Responde o Rav Yohanan Zweig que este pequeno detalhe escrito na Torá nos ensina um fundamento muito importante para nossas vidas. É muito comum ocorrer situações nas quais ficamos divididos entre ficar em um lugar que necessita do nosso talento ou mudar para outra área que parece ser mais propícia para o nosso crescimento pessoal. O que é mais importante? O que é o correto a se fazer? Devemos pensar nos outros, isto é, na necessidade coletiva, ou em nós mesmos e no nosso próprio crescimento? As pedras preciosas nos ajudam a resolver este dilema. Apesar de que a beleza e o valor individual de cada pedra seriam certamente ressaltados caso cada uma delas estivesse isolada do conjunto, a Torá descreve que a função das pedras era ficar em seus devidos lugares, fazendo parte de um conjunto. Com isso a Torá nos ensina que é preferível a pessoa ficar no lugar onde necessitam dela, ao invés de mudar para uma área que parece ser mais propícia para o seu crescimento pessoal, mas onde ela não é tão necessária.
A saída de alguém de um local onde ele é muito necessário causa um impacto muito negativo naqueles que ficam, deixa um grande vazio. É como no caso das pedras preciosas do peitoral do Cohen Gadol, se apenas uma das pedras preciosas estivesse faltando, o vazio deixado por ela ofuscaria completamente as outras pedras. Poderíamos pensar que este é o ensinamento das pedras preciosas: devemos estar dispostos a nos sacrificar, abrindo mão de nossas necessidades pessoais em prol das necessidades comunitárias.

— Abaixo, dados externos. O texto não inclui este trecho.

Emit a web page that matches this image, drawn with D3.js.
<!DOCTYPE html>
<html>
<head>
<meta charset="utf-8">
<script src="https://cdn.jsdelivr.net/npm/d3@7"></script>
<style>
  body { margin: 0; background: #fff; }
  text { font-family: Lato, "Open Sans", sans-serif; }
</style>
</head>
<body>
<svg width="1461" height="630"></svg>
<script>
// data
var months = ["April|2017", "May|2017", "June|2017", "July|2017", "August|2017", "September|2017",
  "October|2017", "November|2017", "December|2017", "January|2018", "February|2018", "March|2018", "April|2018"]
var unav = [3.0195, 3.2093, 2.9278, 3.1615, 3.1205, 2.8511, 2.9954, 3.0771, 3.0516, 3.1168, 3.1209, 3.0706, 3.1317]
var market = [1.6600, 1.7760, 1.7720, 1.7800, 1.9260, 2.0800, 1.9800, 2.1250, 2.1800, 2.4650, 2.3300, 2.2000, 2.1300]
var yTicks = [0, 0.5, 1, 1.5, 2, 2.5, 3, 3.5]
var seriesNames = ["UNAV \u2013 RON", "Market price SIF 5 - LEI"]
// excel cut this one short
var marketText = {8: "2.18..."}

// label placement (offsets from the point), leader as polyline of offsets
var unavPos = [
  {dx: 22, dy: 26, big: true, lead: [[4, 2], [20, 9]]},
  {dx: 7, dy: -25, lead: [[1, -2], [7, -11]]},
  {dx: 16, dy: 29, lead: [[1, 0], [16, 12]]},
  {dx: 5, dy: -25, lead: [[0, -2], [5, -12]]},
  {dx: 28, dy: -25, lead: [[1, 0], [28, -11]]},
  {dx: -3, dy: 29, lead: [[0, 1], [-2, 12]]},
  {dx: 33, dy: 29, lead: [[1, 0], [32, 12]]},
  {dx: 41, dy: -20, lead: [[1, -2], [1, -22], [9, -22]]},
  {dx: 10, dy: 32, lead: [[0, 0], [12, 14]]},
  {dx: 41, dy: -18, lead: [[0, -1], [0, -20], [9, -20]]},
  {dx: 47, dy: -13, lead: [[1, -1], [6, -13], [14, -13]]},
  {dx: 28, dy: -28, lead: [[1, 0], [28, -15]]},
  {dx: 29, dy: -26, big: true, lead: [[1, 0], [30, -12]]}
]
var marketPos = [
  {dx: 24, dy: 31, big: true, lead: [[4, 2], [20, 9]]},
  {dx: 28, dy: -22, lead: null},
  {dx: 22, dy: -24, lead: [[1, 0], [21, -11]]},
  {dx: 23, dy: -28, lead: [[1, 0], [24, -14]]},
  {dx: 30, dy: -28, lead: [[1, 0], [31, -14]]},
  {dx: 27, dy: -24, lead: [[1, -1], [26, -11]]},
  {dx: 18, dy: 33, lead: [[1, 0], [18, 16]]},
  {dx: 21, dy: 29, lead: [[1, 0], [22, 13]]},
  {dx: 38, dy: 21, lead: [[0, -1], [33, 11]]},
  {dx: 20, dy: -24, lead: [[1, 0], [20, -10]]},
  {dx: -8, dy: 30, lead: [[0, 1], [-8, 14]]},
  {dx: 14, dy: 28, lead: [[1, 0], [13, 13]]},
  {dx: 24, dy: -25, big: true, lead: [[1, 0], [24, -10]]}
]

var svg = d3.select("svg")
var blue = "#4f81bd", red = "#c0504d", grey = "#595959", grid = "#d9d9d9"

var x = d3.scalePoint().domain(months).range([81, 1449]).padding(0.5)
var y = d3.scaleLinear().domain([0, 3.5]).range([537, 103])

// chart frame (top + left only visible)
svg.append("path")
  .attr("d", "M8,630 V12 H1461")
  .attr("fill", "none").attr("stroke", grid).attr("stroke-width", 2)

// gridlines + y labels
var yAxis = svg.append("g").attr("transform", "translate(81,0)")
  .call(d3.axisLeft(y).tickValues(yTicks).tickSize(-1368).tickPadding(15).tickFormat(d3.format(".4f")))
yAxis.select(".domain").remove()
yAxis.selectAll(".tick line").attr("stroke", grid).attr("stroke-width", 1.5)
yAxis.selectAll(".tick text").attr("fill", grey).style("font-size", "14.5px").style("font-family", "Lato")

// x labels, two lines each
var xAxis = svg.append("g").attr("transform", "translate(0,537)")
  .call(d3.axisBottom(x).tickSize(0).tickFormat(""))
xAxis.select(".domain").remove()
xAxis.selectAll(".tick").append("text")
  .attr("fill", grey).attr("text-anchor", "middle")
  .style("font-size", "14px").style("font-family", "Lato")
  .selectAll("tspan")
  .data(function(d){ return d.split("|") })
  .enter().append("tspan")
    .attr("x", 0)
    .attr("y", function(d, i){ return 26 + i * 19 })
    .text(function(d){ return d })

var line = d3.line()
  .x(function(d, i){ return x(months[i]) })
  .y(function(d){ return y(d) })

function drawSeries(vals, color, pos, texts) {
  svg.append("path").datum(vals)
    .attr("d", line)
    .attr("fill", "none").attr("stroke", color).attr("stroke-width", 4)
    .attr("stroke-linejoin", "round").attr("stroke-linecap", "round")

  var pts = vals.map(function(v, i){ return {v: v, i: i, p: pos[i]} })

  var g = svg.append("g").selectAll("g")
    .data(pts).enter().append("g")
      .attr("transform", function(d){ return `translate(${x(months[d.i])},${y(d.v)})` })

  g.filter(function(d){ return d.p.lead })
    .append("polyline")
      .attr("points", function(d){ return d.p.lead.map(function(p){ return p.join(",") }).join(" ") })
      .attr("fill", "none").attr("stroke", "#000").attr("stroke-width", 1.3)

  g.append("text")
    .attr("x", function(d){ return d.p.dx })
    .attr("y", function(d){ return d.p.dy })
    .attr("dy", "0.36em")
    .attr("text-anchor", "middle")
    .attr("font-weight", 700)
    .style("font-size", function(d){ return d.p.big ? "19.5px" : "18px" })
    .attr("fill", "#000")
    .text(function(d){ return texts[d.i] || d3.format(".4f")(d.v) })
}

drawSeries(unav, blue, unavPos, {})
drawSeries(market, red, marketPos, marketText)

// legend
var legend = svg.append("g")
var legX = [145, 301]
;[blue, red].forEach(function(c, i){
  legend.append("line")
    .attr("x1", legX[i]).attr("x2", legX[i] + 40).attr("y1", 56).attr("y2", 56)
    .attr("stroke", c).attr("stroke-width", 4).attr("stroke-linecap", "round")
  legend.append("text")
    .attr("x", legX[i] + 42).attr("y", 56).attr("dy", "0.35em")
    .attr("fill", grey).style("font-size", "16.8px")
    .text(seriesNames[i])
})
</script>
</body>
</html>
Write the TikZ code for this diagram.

Mas as pedras preciosas nos ensinam algo ainda mais profundo. A verdade é que a escolha de ficar no local onde a pessoa é necessária é a escolha mais benéfica também para ela mesma. No final das contas, o crescimento pessoal será maior caso ela permaneça no local onde ela é mais necessária, ao invés de ir para o local onde, apesar de ter mais ferramentas de autodesenvolvimento, ela não as utilizará, pois não será tão necessária naquele local. É isto o que a Torá está nos ensinando ao chamar as pedras preciosas de “Avnei Miluim”, dando a elas um nome coletivo e relacionado com sua função de preencher o local criado para elas, ao invés de ressaltar sua beleza e valor individuais. Pois o valor de cada pedra preciosa se tornava ainda maior pelo fato delas terem um local ao qual elas se adequavam perfeitamente.
Este é um ensinamento muito precioso para nossas vidas. Não apenas é muito desejado que uma pessoa pense mais no coletivo do que em si mesma, mas a Torá está ensinando que este é o melhor caminho para ela também. Quanto mais pensamos e ajudamos os outros, mais o nosso brilho e o nosso valor verdadeiro são ressaltados.